Emerson Abreu became known for writing horror and humor stories for Monica Adventures, featuring the so-called Super Saga do Fim do Mundo (lit. Super Saga of the End of the World), which contained themes deemed controversial for a young audience, such as magic and the apocalypse. The issues were very successful; however, the use of magic was heavily criticized by Christians, particularly Catholics, while being praised by Spiritists. Panini went as far as banning Emerson from writing horror stories, but the decision was reversed after his fans made the hashtag #UnidosPeloEmerson go viral.

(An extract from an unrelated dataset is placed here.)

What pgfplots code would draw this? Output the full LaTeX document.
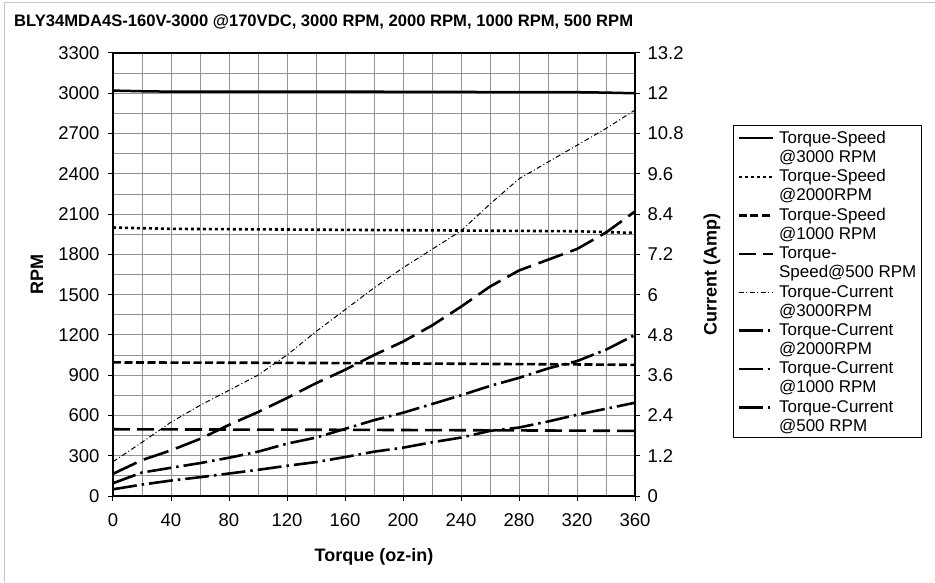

Another controversial story by Emerson was Os Meninos São Todos Iguais (lit. The Boys Are All the Same), from Monica's Teen #5 (2008), in which the character Denise uses slangs associated with the LGBTQ community. This resulted in a wave of complaints, and part of the fandom began calling her "mini-puta" (lit. mini-whore) and "mini-drag" on Orkut. MSP ended up picking a more strict editorial line, and Emerson stopped writing for Monica Adventures due to stress, causing the Supersaga to remain unfinished.